Paul Schulz
Der Kreis Saatzig und die kreisfreie Stadt Stargard
Seite 382-383

Königin Luisen Schule zu Stargard in Pommern

von Charlotte Liermann Schülerin der Anstalt von 1907-1918

Wir waren stolz auf unseren "Schulpalast". Eingebettet in die Stille des Goetheparks, dessen alte überwucherte Grabmäler ein Stück Stadtgeschichte darstellen, erhebt sich vor einer grünen Rasenfläche der helle freundliche Bau mit einem schwungvollen Barockgiebel über den geschickt gegliederten Fenstern der Aula und dem zierlichen Türmchen an der Grenze zum Seitenflügel.

Einweihung am 20. April 1911

Imposant ist das Treppenhaus mit seinen Säulen. Licht durchflutet sind nicht nur die 24 Klassenräume, sondern auch die großräumigen Flure nach der Hofseite hin, wo die Schülerinnen in den Pausen an Regentagen promenieren konnten. Großzügig waren auch die Waschräume und die Toiletten. Am Ende des großen Flügels gelegen und doch eigentlich der Mittelpunkt des herrlichen Baues war die feierlich anmutende Aula, in matt violettem Ton gehalten, mit einer weißen Orgel, den Loggien in der Höhe und dem Bild der Königin Luise in breitem Goldrahmen.

Koenigin Luisen Schule

Die 550 Personen fassende Aula war eine Festhalle, wie geschaffen für Feiern und Konzerte. In ihr wurden oft unter der Konzertsängerin Gertrud Lemke, dem Musikstudienrat Fritz Biederstedt und dem Berliner Pianisten Professor Gerhard Puchelt Konzerte abgehalten. Hier fanden auch die Feste vom Bund der Ehemaligen der Königin Luise Schule statt, deren Leitung nacheinander Helene Centuriet, Tochter des ersten Direktors der Schule, Waltraud Liermann, ebenfalls Mitglied des Kollegiums und nach 1945 Edith Huch, geb. Schlieben, innehatten. Von 1965 ab leitete den Bund Waltraut Liermanns jüngere Schwester Charlotte, die Verfasserin dieses Beitrags.


Koenigin Luisenschule

Vergessen dürfen wir nicht die Bibliotheksräume für Lehrer und für Schüler, die Gesangsklasse mit einem Bechsteinflügel, den Zeichensaal mit Modellraum. Einer der oberen Flügel war für den naturwissenschaftlichen Unterricht reserviert. Zum ersten Mal in Stargard gab es hier eine amphitheatralische Platzanordnung für Schüler in Chemie- und Physikklassen, so dass die Schülerinnen auf allen Plätzen die Versuche gut beobachten konnten.

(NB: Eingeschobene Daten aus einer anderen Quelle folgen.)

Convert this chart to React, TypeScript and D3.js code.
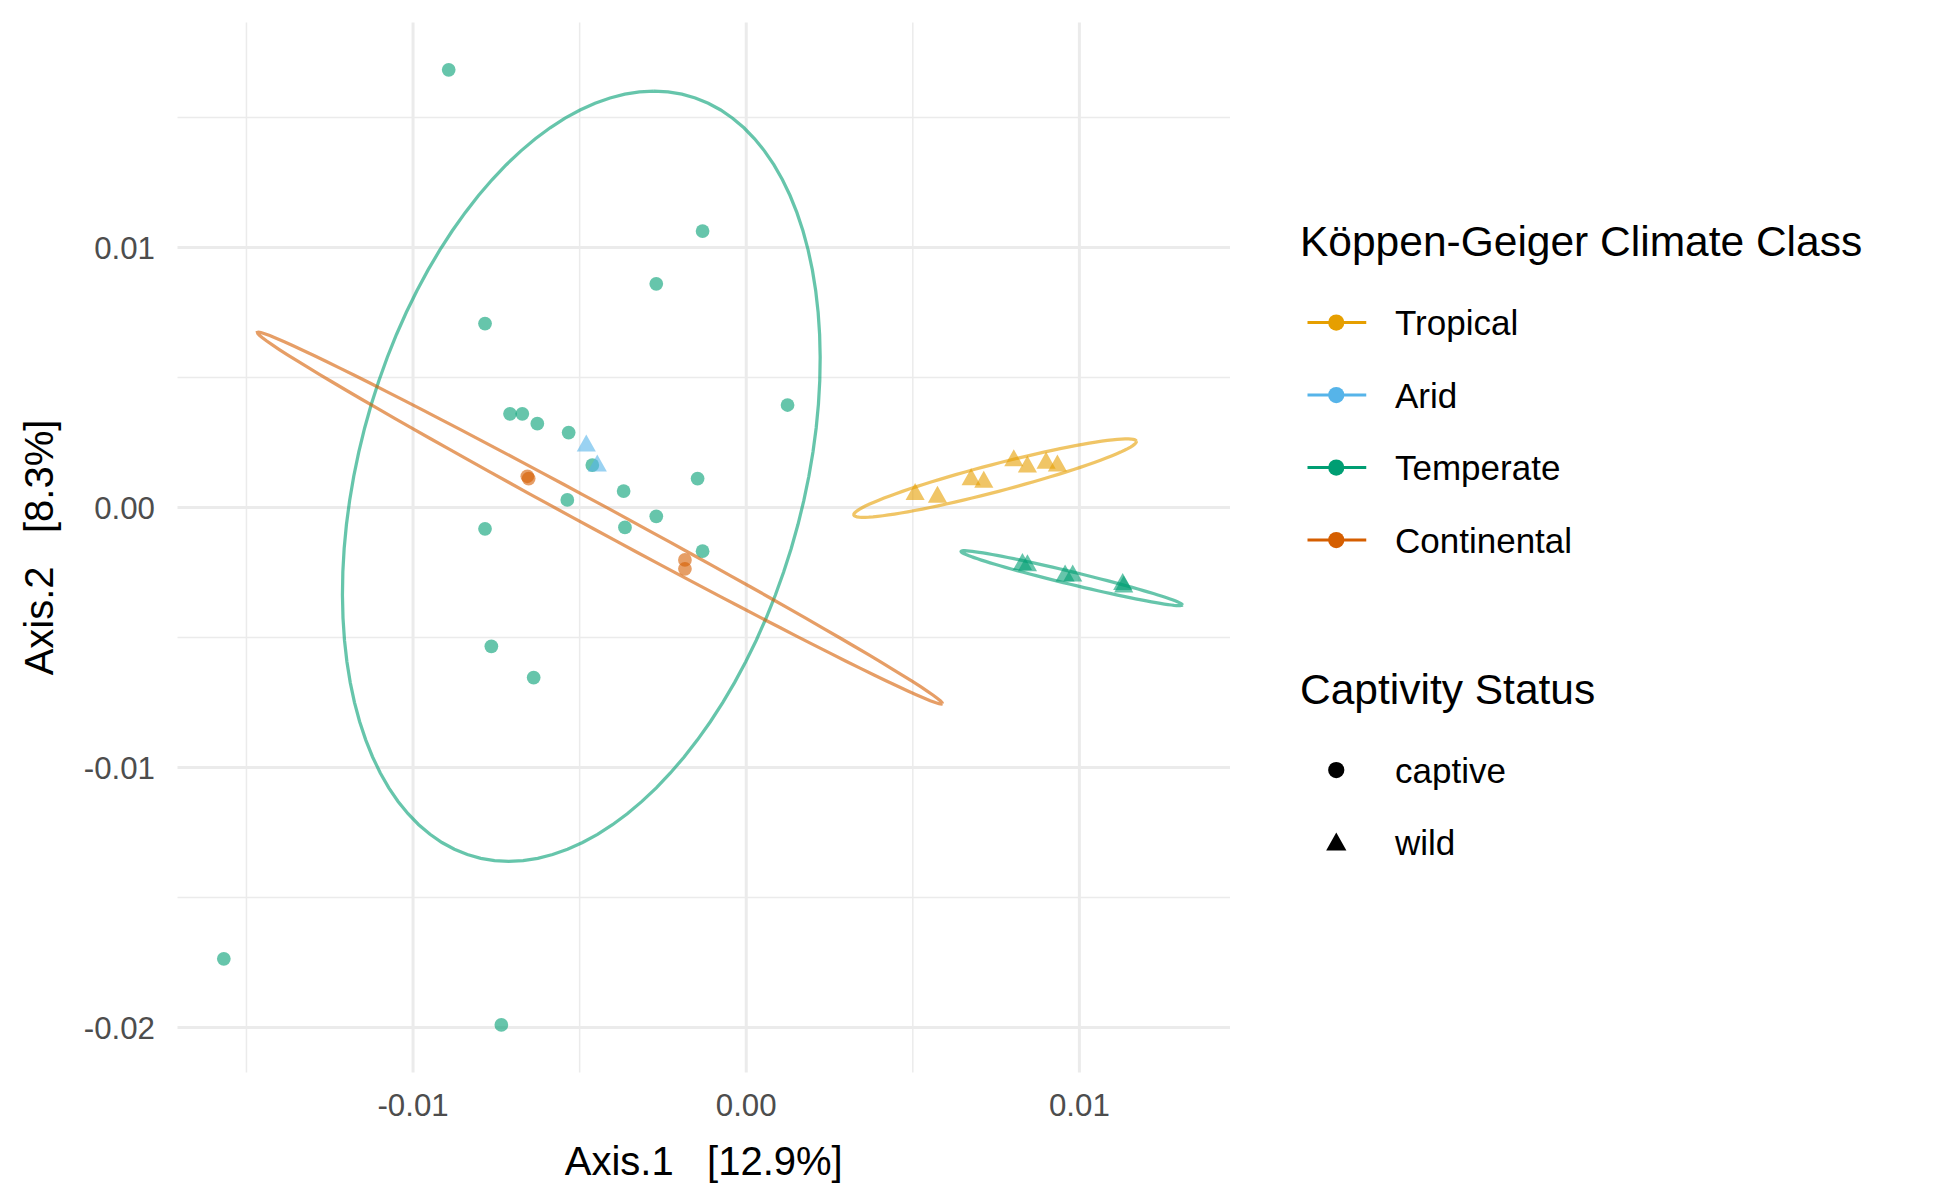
import React from "react";
import * as d3 from "d3";

const xTicks = [-0.01, 0, 0.01];
const xTickLabels = ["-0.01", "0.00", "0.01"];
const yTicks = [0.01, 0, -0.01, -0.02];
const yTickLabels = ["0.01", "0.00", "-0.01", "-0.02"];
const xMinor = [-0.015, -0.005, 0.005];
const yMinor = [0.015, 0.005, -0.005, -0.015];

const climates = ["Tropical", "Arid", "Temperate", "Continental"];
const climateColors = ["#E69F00", "#56B4E9", "#009E73", "#D55E00"];

const temperateCaptive = [
  [-0.00893, 0.01683], [-0.00131, 0.01063], [-0.0027, 0.0086], [-0.00784, 0.00707],
  [0.00124, 0.00394], [-0.00709, 0.0036], [-0.00672, 0.0036], [-0.00627, 0.00322],
  [-0.00533, 0.00288], [-0.00462, 0.00163], [-0.00146, 0.00111], [-0.00368, 0.00063],
  [-0.00537, 0.00029], [-0.0027, -0.00034], [-0.00364, -0.00077], [-0.00784, -0.00082],
  [-0.00131, -0.00168], [-0.00765, -0.00534], [-0.00638, -0.00654], [-0.01568, -0.01736],
  [-0.00735, -0.0199],
];
const continentalCaptive = [[-0.00653, 0.00111], [-0.00657, 0.0012], [-0.00184, -0.00202], [-0.00184, -0.00236]];
const aridWild = [[-0.0048, 0.0024], [-0.00447, 0.00163]];
const tropicalWild = [
  [0.00507, 0.00053], [0.00574, 0.00043], [0.00675, 0.0011], [0.00713, 0.001],
  [0.00803, 0.00183], [0.00844, 0.00159], [0.009, 0.00173], [0.00934, 0.00163],
];
const temperateWild = [
  [0.00829, -0.00216], [0.00844, -0.00221], [0.00957, -0.0026], [0.0098, -0.0026],
  [0.0113, -0.00293], [0.01133, -0.00303],
];

const ellipseCenters = [[-0.00495, 0.0012], [-0.00439, -0.00041], [0.00747, 0.00113], [0.00977, -0.00272]];
const ellipseA = [[0.00218, 0.01481], [0.01028, -0.00714], [0.00424, 0.00142], [0.00332, -0.00103]];
const ellipseB = [[0.00683, 0], [-0.00018, -0.00042], [0.000104, -0.00051], [-0.000044, -0.000234]];
const ellipseColors = ["#009E73", "#D55E00", "#E69F00", "#009E73"];

export default function App() {
  const x = d3.scaleLinear().domain([-0.01707, 0.01452]).range([146, 988]);
  const y = d3.scaleLinear().domain([0.01865, -0.02173]).range([18, 858]);
  const font = "Liberation Sans, Arial, sans-serif";
  const line = d3.line<[number, number]>().x((d) => x(d[0])).y((d) => y(d[1]));

  const ellipsePath = (i: number) => {
    const pts: [number, number][] = d3.range(0, 101).map((k) => {
      const t = (k / 100) * 2 * Math.PI;
      return [
        ellipseCenters[i][0] + ellipseA[i][0] * Math.cos(t) + ellipseB[i][0] * Math.sin(t),
        ellipseCenters[i][1] + ellipseA[i][1] * Math.cos(t) + ellipseB[i][1] * Math.sin(t),
      ];
    });
    return line(pts) || "";
  };

  const tri = (cx: number, cy: number, s: number) =>
    `M${cx},${cy - s}L${cx + s * 0.9},${cy + s * 0.6}L${cx - s * 0.9},${cy + s * 0.6}Z`;

  const circles = (arr: number[][], color: string) =>
    arr.map((d, i) => <circle key={color + i} cx={x(d[0])} cy={y(d[1])} r={5.5} fill={color} fillOpacity={0.6} />);
  const tris = (arr: number[][], color: string) =>
    arr.map((d, i) => <path key={color + "t" + i} d={tri(x(d[0]), y(d[1]), 8.5)} fill={color} fillOpacity={0.6} />);

  return (
    <svg width={1950} height={1200} viewBox="4 0 1560 960" style={{ display: "block", margin: "-8px" }} fontFamily={font}>
      <rect x={0} width={1570} height={960} fill="white" />
      {xMinor.map((v) => <line key={"xm" + v} x1={x(v)} x2={x(v)} y1={18} y2={858} stroke="#ebebeb" strokeWidth={1.2} />)}
      {yMinor.map((v) => <line key={"ym" + v} y1={y(v)} y2={y(v)} x1={146} x2={988} stroke="#ebebeb" strokeWidth={1.2} />)}
      {xTicks.map((v) => <line key={"x" + v} x1={x(v)} x2={x(v)} y1={18} y2={858} stroke="#ebebeb" strokeWidth={2.4} />)}
      {yTicks.map((v) => <line key={"y" + v} y1={y(v)} y2={y(v)} x1={146} x2={988} stroke="#ebebeb" strokeWidth={2.4} />)}
      {xTicks.map((v, i) => (
        <text key={"xl" + v} x={x(v)} y={893} textAnchor="middle" fontSize={25} fill="#4d4d4d">{xTickLabels[i]}</text>
      ))}
      {yTicks.map((v, i) => (
        <text key={"yl" + v} x={128} y={y(v) + 9} textAnchor="end" fontSize={25} fill="#4d4d4d">{yTickLabels[i]}</text>
      ))}
      <text x={567} y={940} textAnchor="middle" fontSize={32} style={{ whiteSpace: "pre" }}>{"Axis.1   [12.9%]"}</text>
      <text transform="translate(46,438) rotate(-90)" textAnchor="middle" fontSize={32} style={{ whiteSpace: "pre" }}>{"Axis.2   [8.3%]"}</text>

      {ellipseCenters.map((_, i) => (
        <path key={"e" + i} d={ellipsePath(i)} fill="none" stroke={ellipseColors[i]} strokeOpacity={0.6} strokeWidth={2.6} />
      ))}
      {circles(temperateCaptive, climateColors[2])}
      {circles(continentalCaptive, climateColors[3])}
      {tris(aridWild, climateColors[1])}
      {tris(tropicalWild, climateColors[0])}
      {tris(temperateWild, climateColors[2])}

      <text x={1044} y={205} fontSize={34}>Köppen-Geiger Climate Class</text>
      {climates.map((c, i) => (
        <g key={c} transform={`translate(0,${258 + i * 58})`}>
          <line x1={1050} x2={1097} y1={0} y2={0} stroke={climateColors[i]} strokeWidth={2.5} />
          <circle cx={1073} cy={0} r={6.5} fill={climateColors[i]} />
          <text x={1120} y={10} fontSize={28}>{c}</text>
        </g>
      ))}
      <text x={1044} y={563} fontSize={34}>Captivity Status</text>
      <circle cx={1073} cy={616} r={6.5} fill="black" />
      <text x={1120} y={626} fontSize={28}>captive</text>
      <path d={tri(1073, 675, 9)} fill="black" />
      <text x={1120} y={684} fontSize={28}>wild</text>
    </svg>
  );
}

Diaskop, Bildwerfer und Filmapparate standen damals schon zur Verfügung. Im Ganzen besaß die Schule acht Räume für naturwissenschaftlichen Unterricht.

Auf dem Flur des naturkundlichen Flügels hatte Studienrat Kurt Weber seinen Zoo, in dem viele Tiergattungen vom Schwarzen Storch bis zum mexikanischen Höhlenmolch vertreten waren. Es gab allein zwei Einhundert Liter Aquarien. Als in einem Flügel des untersten Stockwerks die Mädchen-Mittelschule untergebracht war, durfte ich die Amphibien und Fische im obersten Stockwerk versorgen. Jede Woche erhielten wir ein Paket mit Miesmuscheln zu Fütterung der Hohltiere.

Im obersten Stockwerk war die so genannte Übungsschule untergebracht, die von der Seminarklasse des Oberlyzeums unter Leitung von Konrektor Schröder unterrichtet wurde. Dass die Schule eine große, moderne Turnhalle besaß, wo auch ein Klavier für rhythmische Übungen vorhanden war, versteht sich von selbst. Im unteren Geschoss war eine große Küche untergebracht, ferner die Hausmeisterwohnung. Auf dem Schulhof gab es Tennisplätze und eine Schulgartenanlage.

Mit diesem bis auf die kleinste Einzelheit gut durchdachten Bau haben sich Stadtbaurat Sonnabend und Direktor Dr. Bolling ein bleibendes Denkmal gesetzt.